Correlations have been used many times in baseball research, so we’ll just restate its purpose briefly for those new to the stats game. Correlation is a number that describes how closely connected two sets of numbers are. If a rise in one group tends to coincide with a rise in the other, the correlation is high (a number close to +1.00). If a rise in one group coincides with a decline in the other, the correlation is negative (a number close to -1.00). And if changes in one group don’t appear to be matched in either direction in the other group, then the values are considered to be uncorrelated (a number close to zero).

Correlations were computed for the number of pitches per PA and three different possible other variables:

  1. Time, measured by the year, ranging from 1988 to 2005
  2. Offense, measured by RA or runs per 9 innings
  3. Noncontact rate, measured by (SO+BB)/PA

Correlations were computed for each of the five types of PA outcomes we’ve been looking at: hits (H), unintentional walks (UBB), strikeouts (SO), non-strikeout outs (NSO), and hit-by-pitch (HBP). The table of results is presented below.
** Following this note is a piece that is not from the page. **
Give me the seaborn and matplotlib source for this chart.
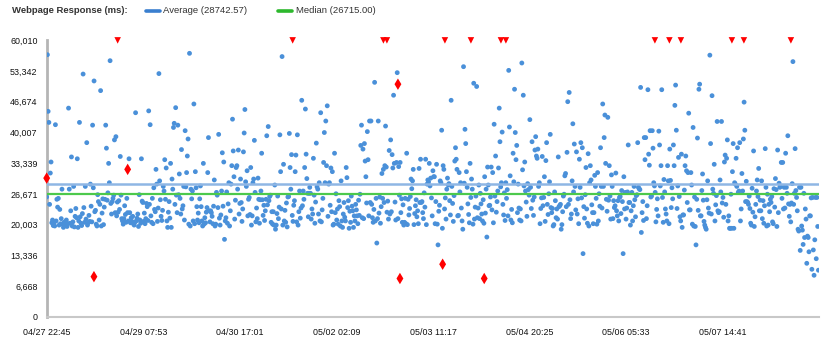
import matplotlib
matplotlib.use("Agg")
import matplotlib.pyplot as plt
import matplotlib.dates as mdates
from matplotlib.lines import Line2D
import numpy as np
import pandas as pd
import seaborn as sns

# ---- data -------------------------------------------------------------
START = "2016-04-27 22:45"
SAMPLE_FREQ = "15min"

# response times (ms), one sample every 15 minutes, in time order
block_a = [
    26000, 56900, 44600, 42200, 24400, 31200, 33600, 20400, 21000, 19800,
    20400, 19700, 41700, 20800, 25500, 23800, 25700, 19900, 23300, 20200,
    21300, 27700, 20100, 19400, 20500, 19900, 20300, 21000, 19600, 20200,
    45300, 27700, 20300, 23000, 34700, 19700, 20600, 28300, 19500, 21800,
    23500, 21500, 34300, 19400, 20800, 42200, 21700, 20300, 19800, 22400,
    52700, 23700, 20500, 28300, 21200, 37800, 19900, 20400, 22000, 20700,
    28800, 24000, 20600, 41600, 28000, 51200, 22800, 23100, 20100, 19700,
    26500, 25000, 21000, 24400, 49100, 19700, 22500, 25600, 20000, 23800,
    25500, 41600, 36600, 25300, 26900, 33300, 29100, 55600, 24600, 22300,
    25000, 25700, 26400, 38400, 22600, 39100, 21900, 24900, 22700, 25200,
    23300, 34800, 26400, 21300, 20800, 20100, 21300, 24100, 22200, 20500,
    25700, 22600, 20800, 34300, 22600, 20400, 21500, 20700, 21800, 20200,
    19900, 20500, 44300, 20800, 21400, 22300, 19600, 26500, 21000, 20300,
    34300, 25100, 24800, 20700, 22500, 20200, 21300, 24600, 23900, 20900,
    44700, 24400, 41700, 21900, 20500, 25700, 20200, 28000, 23300, 22800,
    32000, 28800, 20700, 23600, 52800, 29500, 25400, 21800, 20900, 23100,
    28300, 27300, 34100, 25500, 32300, 20800, 19400, 22700, 25000, 21400,
    33300, 19400, 29900, 27700, 41100, 42000, 24400, 45400, 26400, 22600,
    41600, 26500, 31000, 25700, 22300, 36300, 23400, 24100, 28300, 21000,
    40400, 28200, 31300, 34900, 38600, 20100, 57200, 19700, 27700, 25600,
    27300, 20800, 46200, 20200, 31500, 28000, 23900, 21000, 22500, 20400,
]
block_b = [
    25600, 28400, 23900, 20800, 19700, 33300, 20100, 21500, 20400, 22700,
    23700, 31300, 38900, 23000, 20600, 23000, 22600, 21800, 20200, 24000,
    29700, 19700, 20100, 27000, 26400, 23700, 39600, 21400, 19900, 22100,
    27300, 35600, 24000, 33600, 16800, 20800, 21500, 27100, 20300, 24500,
    29100, 19700, 23000, 28800, 32800, 42900, 36000, 30400, 21200, 25300,
    32400, 32800, 27700, 36200, 22300, 24600, 29900, 24800, 20700, 23400,
    35800, 39900, 45000, 29300, 28300, 31700, 21900, 25500, 25900, 22200,
    32400, 19900, 21900, 29100, 29900, 38300, 27000, 20600, 23600, 21300,
    30100, 25500, 20300, 25400, 27300, 35500, 25400, 22000, 24200, 20900,
    23000, 25500, 39300, 24300, 41300, 25200, 26100, 26400, 20500, 22800,
    20100, 22800, 19900, 28600, 19000, 19900, 22400, 26200, 21300, 23800,
    39500, 31500, 23400, 56500, 19900, 33100, 20800, 23100, 20500, 24700,
    19500, 26000, 26100, 39800, 32400, 27700, 35200, 22000, 20700, 24200,
    25200, 31500, 35100, 20600, 39500, 19900, 22800, 27300, 21400, 23600,
    47000, 24100, 27300, 25500, 32400, 45100, 35300, 30000, 26800, 21700,
    26800, 28100, 26800, 21200, 23400, 22300, 34400, 26400, 20300, 24900,
    37700, 28200, 27700, 22300, 29100, 20800, 44300, 20600, 23200, 25700,
    33500, 40000, 29100, 42500, 32800, 45800, 21800, 28800, 29100, 24200,
    32300, 22800, 31500, 19900, 20100, 35500, 22600, 26700, 21000, 23400,
    20100, 25200, 23900, 19700, 29500, 20800, 19400, 22300, 24800, 21600,
    20800, 32400, 30200, 23700, 25200, 19200, 22900, 20500, 26200, 24000,
]
block_c = [
    23000, 19400, 21900, 20800, 24400, 23200, 21900, 20200, 25300, 22000,
    26600, 37200, 41600, 21500, 36400, 21300, 37600, 33800, 30400, 24700,
    40200, 34100, 21900, 42500, 24800, 42500, 24400, 21500, 20500, 23300,
    50900, 20800, 25700, 16000, 21300, 42500, 22500, 26000, 20300, 23900,
    31100, 25700, 32000, 24800, 32800, 41400, 32500, 22700, 25100, 21200,
    36100, 22300, 38400, 22800, 35200, 32300, 48100, 33300, 24900, 21000,
    33500, 53000, 21300, 32600, 26400, 33500, 22600, 25600, 20500, 24300,
    19900, 20500, 25700, 20200, 35500, 20000, 25500, 22100, 23500, 26100,
    29900, 27800, 29500, 32000, 20000, 22400, 24100, 25400, 21700, 23000,
    20200, 32200, 24800, 34200, 24800, 25000, 22600, 21300, 26900, 23800,
    34200, 20000, 28800, 29700, 29300, 33300, 28400, 30100, 25800, 21900,
    31700, 30400, 30400, 20200, 25000, 33100, 20100, 15600, 22900, 24200,
    29500, 29100, 40500, 19200, 32800, 32000, 23400, 25800, 21200, 27700,
    30100, 28600, 28900, 25200, 22100, 47000, 28300, 24600, 20700, 26300,
    33800, 36700, 34200, 32000, 21900, 22000, 31300, 27100, 29100, 23600,
    20800, 19000, 54300, 29000, 40700, 37600, 31500, 28100, 24500, 22200,
    20400, 33300, 25900, 29900, 27700, 20100, 50700, 21200, 23800, 26200,
    50000, 21500, 23600, 28600, 21300, 26800, 24500, 22300, 20800, 25400,
    20300, 30400, 22500, 27700, 17300, 32500, 28600, 24100, 24200, 26000,
    32500, 23200, 31300, 20400, 41800, 26200, 34900, 22700, 25000, 27300,
    32300, 45300, 38000, 28200, 29100, 40100, 24400, 22100, 26900, 20900,
]
block_d = [
    29100, 25700, 27600, 21900, 53500, 41200, 30600, 21000, 23300, 20400,
    35500, 29300, 49400, 40000, 34100, 37200, 22600, 28800, 23600, 21000,
    23400, 20800, 55100, 31900, 48100, 28400, 33600, 27300, 24900, 21800,
    28900, 27600, 26400, 42800, 28100, 23500, 38000, 25300, 22000, 26000,
    36200, 39100, 34900, 34400, 36400, 28300, 29100, 20200, 23500, 25800,
    34800, 24100, 25900, 30400, 20700, 33900, 37800, 24400, 22200, 26700,
    29300, 39600, 23700, 22600, 23500, 19700, 20000, 27100, 25200, 21500,
    23400, 21200, 34700, 23900, 24100, 24400, 19000, 20000, 22800, 26200,
    26600, 30600, 31100, 23900, 35700, 46700, 24400, 48700, 25400, 21300,
    22300, 29500, 41900, 27100, 37500, 28300, 23200, 35800, 22300, 25600,
    20200, 34200, 28100, 37800, 25800, 36700, 13700, 23900, 21400, 26500,
    32400, 23400, 20300, 35400, 19700, 29100, 32800, 29700, 24300, 22600,
    20200, 22600, 30700, 28300, 25700, 20100, 31300, 20800, 26700, 24000,
    36700, 28300, 23600, 46200, 28300, 38900, 43800, 33300, 25500, 22900,
    43300, 25300, 32800, 26200, 21200, 30800, 28300, 21300, 25200, 23700,
    24100, 31200, 23000, 21900, 25200, 20800, 25900, 26100, 22400, 27400,
    25000, 13700, 30400, 23400, 27000, 21200, 23600, 27100, 37300, 24800,
    24800, 19900, 23000, 27000, 20800, 24100, 28300, 25400, 21700, 26300,
    26500, 37800, 28100, 27800, 27600, 49800, 18300, 22600, 25000, 20900,
    38900, 34100, 38900, 21300, 24100, 49300, 35300, 32900, 40400, 26000,
    26200, 40400, 36600, 29100, 28400, 27000, 20600, 23300, 25600, 21900,
]
block_e = [
    40300, 37300, 28400, 32800, 49300, 25900, 20500, 29800, 27100, 23400,
    22300, 20800, 32800, 29500, 20200, 36400, 29600, 23700, 28000, 25600,
    37300, 32800, 45900, 50300, 40500, 23500, 28400, 34600, 26100, 21700,
    20800, 35300, 19400, 22100, 22100, 27500, 32800, 34900, 31700, 24800,
    31300, 44200, 23200, 23200, 31300, 28600, 20100, 41100, 19700, 26000,
    19600, 15600, 25500, 38800, 23100, 49400, 50500, 21900, 21900, 27400,
    31000, 25300, 20700, 19900, 19400, 19000, 25400, 29500, 23600, 22500,
    56800, 37600, 22300, 48000, 27700, 26800, 33100, 20800, 24300, 26300,
    42400, 23000, 22600, 22800, 29700, 27100, 42400, 24700, 25900, 21600,
    33600, 35100, 24400, 34400, 38400, 20800, 21900, 19200, 19200, 26600,
    19200, 31500, 37600, 19200, 29100, 28800, 34400, 28300, 36700, 27000,
    27300, 37800, 20800, 23400, 31100, 27300, 38600, 46600, 40500, 25000,
    29400, 25000, 24800, 24400, 26200, 23500, 20300, 19900, 27900, 22700,
    36000, 19600, 21700, 24400, 27300, 29700, 26100, 32200, 23000, 25300,
    23000, 29500, 21300, 25200, 20300, 24100, 36500, 28100, 19700, 26600,
    19900, 24400, 22800, 25500, 24800, 26100, 20600, 20200, 27800, 23800,
    30000, 27600, 19600, 36200, 22600, 29000, 28100, 28300, 33500, 25700,
    33500, 23400, 28100, 23600, 35500, 28100, 26800, 39300, 24500, 21800,
    24400, 20600, 24700, 28900, 55400, 24400, 26800, 36500, 27400, 25900,
    23000, 19000, 18600, 28100, 14400, 28100, 19700, 18800, 15700, 26800,
    17200, 23400, 21200, 11600, 17500, 17200, 14100, 21900, 21900, 25800,
    10300, 25900, 14500, 9000, 16700, 25900, 12600, 25900, 19600, 10100,
]

# failed requests that still returned a time (ms)
error_times = ["2016-04-27 22:45", "2016-04-28 14:58", "2016-04-29 02:32",
               "2016-05-02 23:15", "2016-05-02 23:56", "2016-05-03 14:35",
               "2016-05-04 04:51"]
error_values = [30100, 8700, 32000, 50500, 8300, 11400, 8300]

# requests beyond the chart ceiling (timeouts)
timeout_times = ["2016-04-28 23:06", "2016-05-01 11:08", "2016-05-02 18:16",
                 "2016-05-02 19:28", "2016-05-03 15:22", "2016-05-04 00:17",
                 "2016-05-04 10:35", "2016-05-04 12:17", "2016-05-06 15:24",
                 "2016-05-06 20:22", "2016-05-07 00:19", "2016-05-07 17:49",
                 "2016-05-07 21:56", "2016-05-08 14:03"]

AVERAGE = 28742.57
MEDIAN = 26715.00

Y_TICKS = [0, 6668, 13336, 20003, 26671, 33339, 40007, 46674, 53342, 60010]
X_STEP_MIN = 1988          # spacing of time ticks, minutes
X_TICK_COUNT = 8
X_SPAN_STEPS = 8

# ---- frames -----------------------------------------------------------
values = block_a + block_b + block_c + block_d + block_e
samples = pd.DataFrame({
    "time": pd.date_range(START, periods=len(values), freq=SAMPLE_FREQ),
    "response": values,
})
errors = pd.DataFrame({"time": pd.to_datetime(error_times),
                       "response": error_values})
y_max = Y_TICKS[-1]
timeouts = pd.DataFrame({"time": pd.to_datetime(timeout_times),
                         "response": [y_max] * len(timeout_times)})

# ---- figure -----------------------------------------------------------
sns.set_theme(style="white")
plt.rcParams["font.family"] = ["Liberation Sans", "DejaVu Sans"]

DOT = "#4a90d9"
AVG_C = "#8fb6e4"
MED_C = "#4cc94c"
RED = "#ff0000"
TXT = "#333333"

fig = plt.figure(figsize=(8.32, 3.40), dpi=100)
ax = fig.add_axes([0.0561, 0.0685, 0.9287, 0.8127])

sns.scatterplot(data=samples, x="time", y="response", ax=ax, color=DOT,
                s=12, edgecolor="none", linewidth=0, zorder=3, legend=False)
ax.axhline(AVERAGE, color=AVG_C, lw=1.8, zorder=4)
ax.axhline(MEDIAN, color=MED_C, lw=1.6, zorder=4)
sns.scatterplot(data=errors, x="time", y="response", ax=ax, color=RED,
                marker="d", s=34, edgecolor="none", linewidth=0, zorder=5,
                legend=False, clip_on=False)
sns.scatterplot(data=timeouts, x="time", y="response", ax=ax, color=RED,
                marker="v", s=22, edgecolor="none", linewidth=0, zorder=5,
                legend=False, clip_on=False)

# axes
t0 = pd.Timestamp(START)
ax.set_xlim(t0, t0 + pd.Timedelta(minutes=X_STEP_MIN * X_SPAN_STEPS))
ax.set_ylim(0, y_max)
x_ticks = pd.date_range(START, periods=X_TICK_COUNT, freq=f"{X_STEP_MIN}min")
ax.set_xticks(x_ticks)
ax.xaxis.set_major_formatter(mdates.DateFormatter("%m/%d %H:%M"))
ax.set_yticks(Y_TICKS)
ax.set_yticklabels([f"{v:,}" for v in Y_TICKS])
ax.set_xlabel("")
ax.set_ylabel("")
ax.grid(False)

for side in ("top", "right"):
    ax.spines[side].set_visible(False)
ax.spines["left"].set_color("#b5b5b5")
ax.spines["left"].set_linewidth(2.0)
ax.spines["bottom"].set_color("#c8c8c8")
ax.spines["bottom"].set_linewidth(1.5)
ax.tick_params(axis="both", which="major", direction="out", length=4,
               width=1, color="#b5b5b5", labelsize=6.4, labelcolor="#111111")
ax.tick_params(axis="y", pad=2.5)
ax.tick_params(axis="x", pad=4)

# header legend
yl = 1 - 10.5 / 340
fig.text(12 / 832, yl, "Webpage Response (ms):", fontsize=6.8, weight="bold",
         color=TXT, va="center", ha="left")
fig.add_artist(Line2D([146 / 832, 160 / 832], [yl, yl], color="#3a7fcf",
                      lw=2.6, transform=fig.transFigure))
fig.text(163 / 832, yl, f"Average ({AVERAGE:.2f})", fontsize=6.8, color=TXT,
         va="center", ha="left")
fig.add_artist(Line2D([278 / 832, 292 / 832], [yl, yl], color="#2db82d",
                      lw=2.6, transform=fig.transFigure))
fig.text(296 / 832, yl, f"Median ({MEDIAN:.2f})", fontsize=6.8, color=TXT,
         va="center", ha="left")

fig.savefig("out.png", dpi=100, facecolor="white")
Correlation of # pitches per batting event with different measures

                H    HBP    NSO      SO     UBB
Time       0.8690 0.8869 0.9670  0.8597  0.8928
Offense    0.7281 0.5988 0.7283  0.8496  0.4876
Noncontact 0.7294 0.6949 0.7796  0.8631  0.6135

The strongest correlation for PA length by far was with time, indicating that the lengthening of plate appearances is not a direct result of the increased offense, or even of the higher strikeout and walk rates, but is a change in the way batters and pitchers are approaching their confrontation. Strikeouts were the one category where all three measures were relatively close in correlation, but is also the category that has shown the lowest percentage increase in PA. In the other four categories, the stronger relationship between time and increasing PA length is decisive.

In a future article, we’ll extend this analysis to cover some older pitch count data, and discuss how to build a year-dependent pitch count estimator based on the results.